JAKARTA, 17 Oktober 2025 – Data terbaru menunjukkan adanya peningkatan signifikan dalam kasus perceraian di berbagai daerah di Indonesia. Analisis dari lembaga peradilan agama dan sosiolog mengidentifikasi dua faktor utama yang terus menjadi pemicu keretakan rumah tangga: masalah ekonomi dan perselisihan yang terjadi secara terus menerus tanpa penyelesaian.
Fenomena ini menjadi alarm serius bagi pemerintah daerah dan lembaga sosial untuk meningkatkan intervensi di tingkat keluarga.
Dua Faktor Dominan Pemicu Perceraian
Meskipun faktor-faktor lain seperti perselingkuhan atau kekerasan dalam rumah tangga (KDRT) juga berkontribusi, tekanan finansial dan ketidakmampuan mengelola konflik adalah akar dari sebagian besar putusan cerai:
- Tekanan Ekonomi dan Finansial:
- Keterbatasan Lapangan Kerja: Di banyak daerah, keterbatasan lapangan kerja dan upah yang rendah menyebabkan beban ekonomi yang sangat berat, terutama ketika pasangan tidak memiliki literasi keuangan yang baik.
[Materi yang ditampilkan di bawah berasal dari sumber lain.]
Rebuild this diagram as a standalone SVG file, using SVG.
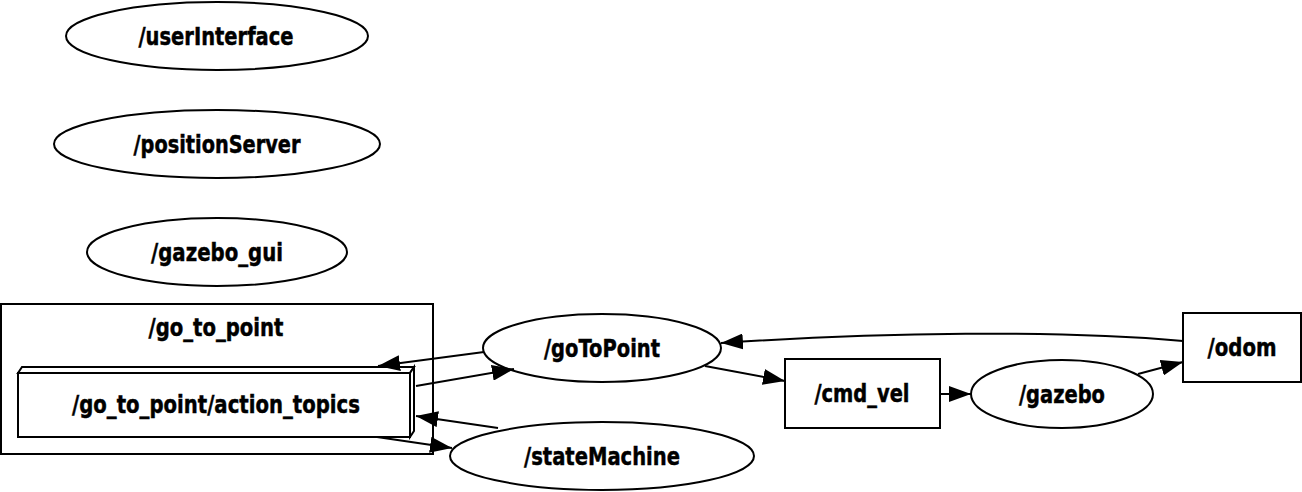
<svg xmlns="http://www.w3.org/2000/svg" width="1302" height="492" viewBox="0 0 1302 492">
<style>
.n{fill:#fff;stroke:#000;stroke-width:2}
.t{font-family:"DejaVu Sans",sans-serif;font-weight:bold;font-size:25px;text-anchor:middle;fill:#000;stroke:#000;stroke-width:0.5}
.e{fill:none;stroke:#000;stroke-width:2;marker-end:url(#ah)}
</style>
<defs>
<marker id="ah" viewBox="0 0 22 16" markerWidth="22" markerHeight="16" refX="22" refY="8" markerUnits="userSpaceOnUse" orient="auto">
<path d="M0,0 L22,8 L0,16 z" fill="#000"/>
</marker>
</defs>
<rect width="1302" height="492" fill="#fff"/>
<g id="cluster_go_to_point">
<rect class="n" x="1" y="304" width="432" height="150"/>
<text class="t" x="216" y="336" textLength="135" lengthAdjust="spacingAndGlyphs">/go_to_point</text>
</g>
<g id="userInterface">
<ellipse class="n" cx="217" cy="36" rx="151" ry="34"/>
<text class="t" x="216" y="45" textLength="155" lengthAdjust="spacingAndGlyphs">/userInterface</text>
</g>
<g id="positionServer">
<ellipse class="n" cx="217" cy="144" rx="163" ry="34"/>
<text class="t" x="217" y="153" textLength="167" lengthAdjust="spacingAndGlyphs">/positionServer</text>
</g>
<g id="gazebo_gui">
<ellipse class="n" cx="217" cy="252" rx="130" ry="34"/>
<text class="t" x="217" y="261" textLength="132" lengthAdjust="spacingAndGlyphs">/gazebo_gui</text>
</g>
<g id="action_topics">
<polygon class="n" points="18,373 22,367 414,367 410,373"/>
<polygon class="n" points="410,373 414,367 414,431 410,437"/>
<rect class="n" x="18" y="373" width="392" height="64"/>
<text class="t" x="216" y="413" textLength="288" lengthAdjust="spacingAndGlyphs">/go_to_point/action_topics</text>
</g>
<g id="goToPoint">
<ellipse class="n" cx="602" cy="348" rx="119" ry="34"/>
<text class="t" x="602" y="357" textLength="116" lengthAdjust="spacingAndGlyphs">/goToPoint</text>
</g>
<g id="stateMachine">
<ellipse class="n" cx="602" cy="456" rx="152" ry="34"/>
<text class="t" x="602" y="465" textLength="156" lengthAdjust="spacingAndGlyphs">/stateMachine</text>
</g>
<g id="cmd_vel">
<rect class="n" x="785" y="359" width="155" height="69"/>
<text class="t" x="862" y="402" textLength="95" lengthAdjust="spacingAndGlyphs">/cmd_vel</text>
</g>
<g id="gazebo">
<ellipse class="n" cx="1062" cy="394" rx="91" ry="34"/>
<text class="t" x="1062" y="403" textLength="86" lengthAdjust="spacingAndGlyphs">/gazebo</text>
</g>
<g id="odom">
<rect class="n" x="1183" y="313" width="118" height="69"/>
<text class="t" x="1242" y="356" textLength="69" lengthAdjust="spacingAndGlyphs">/odom</text>
</g>
<g id="edges">
<path class="e" d="M484,352 L378,366"/>
<path class="e" d="M416,386 L514,369"/>
<path class="e" d="M498,428 L416,416"/>
<path class="e" d="M377,437 L452,448"/>
<path class="e" d="M705,366 L785,381"/>
<path class="e" d="M940,394 L971,394"/>
<path class="e" d="M1138,374 L1183,362"/>
<path class="e" d="M1183,341 C1060,330 880,332 721,343"/>
</g>
</svg>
- Utang dan Gaya Hidup: Tekanan untuk mengikuti gaya hidup tertentu, ditambah dengan jeratan utang (pinjaman online atau rentenir), sering memicu pertengkaran hebat dan berkepanjangan.
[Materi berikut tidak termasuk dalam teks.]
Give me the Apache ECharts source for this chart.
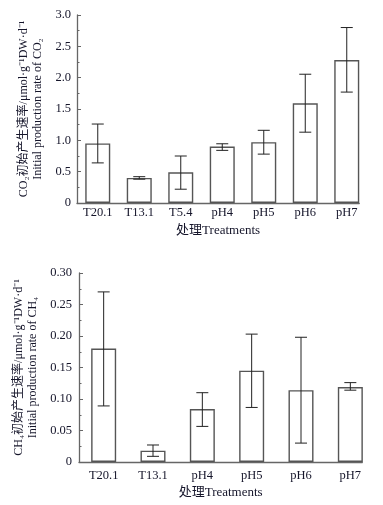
<!DOCTYPE html>
<html><head><meta charset="utf-8">
<script src="https://cdn.jsdelivr.net/npm/echarts@6/dist/echarts.min.js"></script>
<style>html,body{margin:0;padding:0;background:#fff}#c{width:383px;height:505px}</style>
</head><body><div id="c"></div>
<script>
// ---- Data ----
const co2Categories = ['T20.1', 'T13.1', 'T5.4', 'pH4', 'pH5', 'pH6', 'pH7'];
const co2Values = [0.95, 0.40, 0.49, 0.90, 0.97, 1.59, 2.28];
const co2Low = [0.64, 0.38, 0.22, 0.84, 0.78, 1.13, 1.77];
const co2High = [1.26, 0.42, 0.75, 0.945, 1.16, 2.055, 2.80];
const co2TickLabels = ['0', '0.5', '1.0', '1.5', '2.0', '2.5', '3.0'];

const ch4Categories = ['T20.1', 'T13.1', 'pH4', 'pH5', 'pH6', 'pH7'];
const ch4Values = [0.180, 0.018, 0.084, 0.145, 0.114, 0.119];
const ch4Low = [0.089, 0.009, 0.0565, 0.0866, 0.030, 0.114];
const ch4High = [0.270, 0.027, 0.110, 0.203, 0.198, 0.126];
const ch4TickLabels = ['0', '0.05', '0.10', '0.15', '0.20', '0.25', '0.30'];

const xName = '处理Treatments';
const co2YName = 'CO₂初始产生速率/μmol·g⁻¹DW·d⁻¹\nInitial production rate of CO₂';
const ch4YName = 'CH₄初始产生速率/μmol·g⁻¹DW·d⁻¹\nInitial production rate of CH₄';

// ---- Styles ----
const FONT = '"Liberation Serif", "Times New Roman", "Noto Sans CJK SC", serif';
const TXT = '#15152a';
const AX = '#666';

function errData(low, high) { return low.map((l, i) => [i, l, high[i]]); }
function errRender(params, api) {
  const x = api.value(0);
  const lo = api.coord([x, api.value(1)]);
  const hi = api.coord([x, api.value(2)]);
  const hw = 6;
  const st = { stroke: '#222', lineWidth: 1 };
  return { type: 'group', children: [
    { type: 'line', shape: { x1: lo[0], y1: lo[1], x2: hi[0], y2: hi[1] }, style: st },
    { type: 'line', shape: { x1: hi[0] - hw, y1: hi[1], x2: hi[0] + hw, y2: hi[1] }, style: st },
    { type: 'line', shape: { x1: lo[0] - hw, y1: lo[1], x2: lo[0] + hw, y2: lo[1] }, style: st }
  ]};
}

function yAx(gridIndex, max, interval, labels, name, labelMargin) {
  return {
    type: 'value', gridIndex, min: 0, max, interval,
    axisLine: { show: true, lineStyle: { color: AX, width: 1.3 } },
    axisTick: { show: true, inside: true, length: 4, lineStyle: { color: AX } },
    minorTick: { show: true, splitNumber: 2, length: 2.5, lineStyle: { color: AX } },
    splitLine: { show: false },
    axisLabel: { margin: labelMargin, color: TXT, fontFamily: FONT, fontSize: 12.5,
      formatter: v => labels[Math.round(v / interval)] },
    name, nameLocation: 'middle', nameRotate: 90, nameGap: 30,
    nameTextStyle: { color: TXT, fontFamily: FONT, fontSize: 12, lineHeight: 13.5 }
  };
}
function xCat(gridIndex, cats, margin) {
  return {
    type: 'category', gridIndex, data: cats,
    axisLine: { show: false }, axisTick: { show: false },
    axisLabel: { margin, color: TXT, fontFamily: FONT, fontSize: 12.5 }
  };
}
function xDeco(gridIndex, gap) {
  return {
    type: 'value', gridIndex, min: 0, max: 1,
    axisLine: { show: true, onZero: false, lineStyle: { color: AX, width: 1.3 } },
    axisTick: { show: false }, axisLabel: { show: false }, splitLine: { show: false },
    name: xName, nameLocation: 'middle', nameGap: gap,
    nameTextStyle: { color: TXT, fontFamily: FONT, fontSize: 13 }
  };
}
function yHidden(gridIndex) {
  return { type: 'value', gridIndex, show: false, min: 0, max: 1 };
}

const barStyle = { color: '#fff', borderColor: '#555', borderWidth: 1.4 };

const option = {
  animation: false,
  grid: [
    { left: 77, top: 15, width: 290.5, height: 188 },
    { left: 77, top: 15, width: 282.25, height: 188 },
    { left: 79, top: 273, width: 296, height: 189 },
    { left: 79, top: 273, width: 283.3, height: 189 }
  ],
  xAxis: [
    xCat(0, co2Categories, 3),
    xDeco(1, 21),
    xCat(2, ch4Categories, 7),
    xDeco(3, 24)
  ],
  yAxis: [
    yAx(0, 3.0, 0.5, co2TickLabels, co2YName, 6),
    yHidden(1),
    yAx(2, 0.30, 0.05, ch4TickLabels, ch4YName, 7),
    yHidden(3)
  ],
  series: [
    { type: 'bar', xAxisIndex: 0, yAxisIndex: 0, data: co2Values, barWidth: 25, itemStyle: barStyle, z: 3 },
    { type: 'custom', xAxisIndex: 0, yAxisIndex: 0, data: errData(co2Low, co2High), renderItem: errRender, encode: { x: 0, y: [1, 2] }, z: 4 },
    { type: 'bar', xAxisIndex: 2, yAxisIndex: 2, data: ch4Values, barWidth: 25, itemStyle: barStyle, z: 3 },
    { type: 'custom', xAxisIndex: 2, yAxisIndex: 2, data: errData(ch4Low, ch4High), renderItem: errRender, encode: { x: 0, y: [1, 2] }, z: 4 }
  ]
};
const chart = echarts.init(document.getElementById('c'), null, { renderer: 'canvas' });
chart.setOption(option);
</script>
</body></html>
- Ketergantungan pada Bantuan Sosial: Ketergantungan yang tinggi pada bantuan sosial tanpa adanya kemandirian ekonomi sering menyebabkan frustrasi dan perselisihan mengenai peran pencari nafkah.
- Perselisihan dan Pertengkaran Terus Menerus:
- Komunikasi yang Buruk: Masalah ekonomi atau intervensi dari pihak ketiga (mertua/keluarga) seringkali tidak dapat diselesaikan karena komunikasi yang buruk antar pasangan.
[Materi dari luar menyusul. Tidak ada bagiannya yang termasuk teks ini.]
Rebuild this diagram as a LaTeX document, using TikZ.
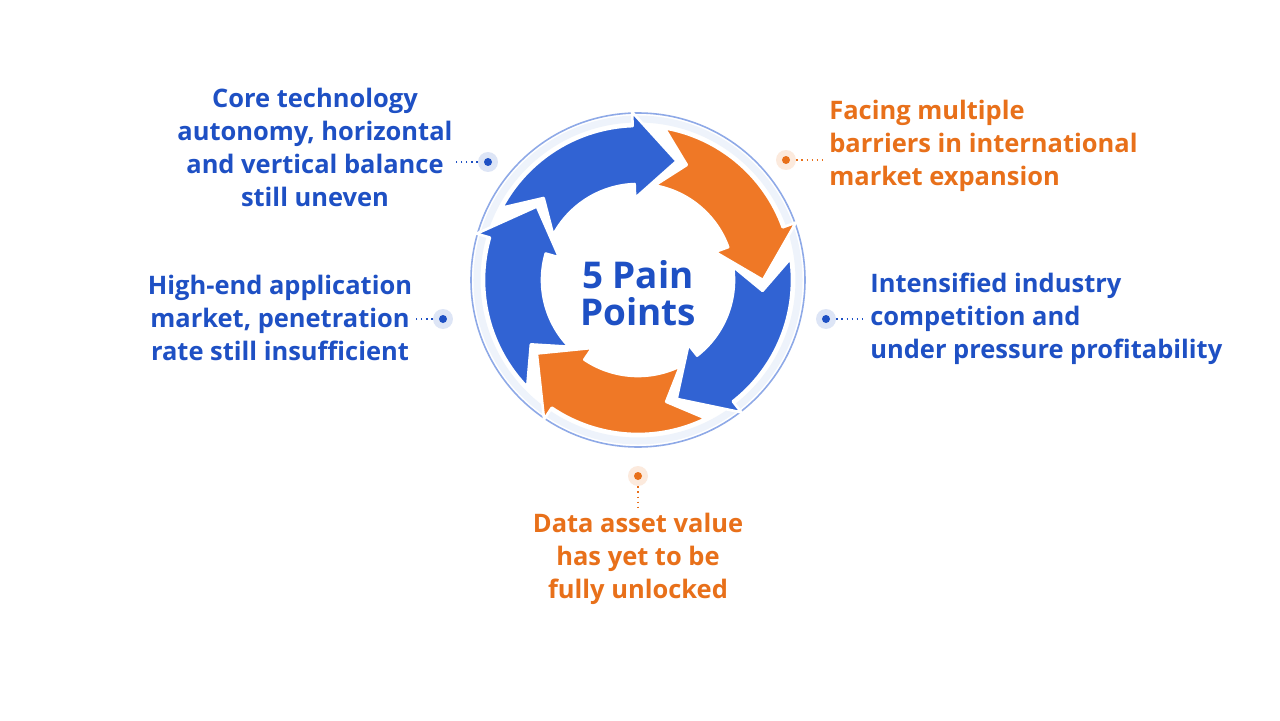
\documentclass[tikz,border=0pt]{standalone}
\usepackage{fontspec}
\setmainfont{Open Sans}
\usepackage{xcolor}
\usetikzlibrary{positioning}

\definecolor{painblue}{HTML}{3163D3}
\definecolor{painorange}{HTML}{EF7826}
\definecolor{textblue}{HTML}{1E50C4}
\definecolor{textorange}{HTML}{E8701A}

% one arrow of the cycle: tail angle, tip angle, colour
\newcommand{\cyclearrow}[3]{%
  \fill[#3, draw=white, line width=1.5pt, line join=round]
    (#1:154) arc[start angle=#1, end angle=#2+20, radius=154]
    -- (#2+20:168) -- (#2:125) -- (#2+20:82) -- (#2+20:96)
    arc[start angle=#2+20, end angle=#1, radius=96]
    -- (#1-13:125) -- cycle;}

\begin{document}
\begin{tikzpicture}[
    x=0.02cm, y=0.02cm,
    label/.style={inner sep=0pt, font=\bfseries\fontsize{14.5}{18.8}\selectfont},
    bluelabel/.style={label, text=textblue},
    orangelabel/.style={label, text=textorange},
    halo/.style={circle, fill=#1!15, minimum size=0.4cm, inner sep=0pt,
      path picture={\fill[#1] (path picture bounding box.center) circle[radius=0.8mm];}},
    leader/.style={dotted, line width=0.9pt}
  ]
    \useasboundingbox[fill=white] (-638,-440) rectangle (642,280);

    % ring
    \draw[painblue!8, line width=4pt] (0,0) circle[radius=161];
    \draw[painblue!55, line width=0.9pt] (0,0) circle[radius=167];

    % arrows, clockwise
    \cyclearrow{152}{72}{painblue}
    \cyclearrow{80}{0}{painorange}
    \cyclearrow{8}{-72}{painblue}
    \cyclearrow{-64}{-144}{painorange}
    \cyclearrow{-136}{-216}{painblue}

    \node[textblue, font=\bfseries\fontsize{21}{21}\selectfont, align=center] (center) at (0,-13) {5 Pain\\Points};

    % labels
    \node[bluelabel, align=center] (tl) at (-323,133) {Core technology\\autonomy, horizontal\\and vertical balance\\still uneven};
    \node[orangelabel, align=left, anchor=west] (tr) at (191,134) {Facing multiple\\barriers in international\\market expansion};
    \node[bluelabel, align=center] (ml) at (-358,-38) {High-end application\\market, penetration\\rate still insufficient};
    \node[bluelabel, align=left, anchor=west] (mr) at (232,-39) {Intensified industry\\competition and\\under pressure profitability};
    \node[orangelabel, align=center] (bm) at (0,-279) {Data asset value\\has yet to be\\fully unlocked};

    % dots
    \node[halo=textblue] (tldot) at (-150,118) {};
    \node[halo=textorange] (trdot) at (148,120) {};
    \node[halo=textblue] (mldot) at (-195,-39) {};
    \node[halo=textblue] (mrdot) at (188,-39) {};
    \node[halo=textorange] (bmdot) at (0,-196) {};

    \draw[leader, textblue] (tldot.west) -- ([xshift=2pt]tldot -| tl.east);
    \draw[leader, textorange] (trdot.east) -- ([xshift=-4pt]trdot -| tr.west);
    \draw[leader, textblue] (mldot.west) -- (mldot -| ml.east);
    \draw[leader, textblue] (mrdot.east) -- ([xshift=-4pt]mrdot -| mr.west);
    \draw[leader, textorange] (bmdot.south) -- ([yshift=2pt]bmdot |- bm.north);
\end{tikzpicture}
\end{document}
- Kesenjangan Peran Gender: Di banyak daerah, perubahan peran gender yang tidak diikuti dengan penyesuaian ekspektasi dalam rumah tangga juga memicu perselisihan yang tiada henti.
- Ketidakmampuan Mediasi: Kasus perselisihan terus berlanjut hingga ke pengadilan karena pasangan gagal menemukan titik temu, dan lembaga mediasi formal maupun informal (tokoh masyarakat) tidak efektif.
Intervensi yang Dibutuhkan
Para ahli menyarankan agar program intervensi tidak hanya berfokus pada sisi hukum, tetapi juga pada sisi pencegahan di tingkat hulu:
- Peningkatan Literasi Finansial: Program wajib bagi calon pengantin dan pasangan muda tentang manajemen keuangan keluarga dan risiko utang.
- Penguatan Lembaga Konseling: Pemerintah daerah perlu memperkuat layanan konseling keluarga yang mudah diakses dan bersifat non-diskriminatif, dengan mediator yang terlatih.
Tingginya angka perceraian di daerah menjadi indikator bahwa kesejahteraan keluarga harus dilihat secara holistik, mencakup kesehatan finansial dan mental.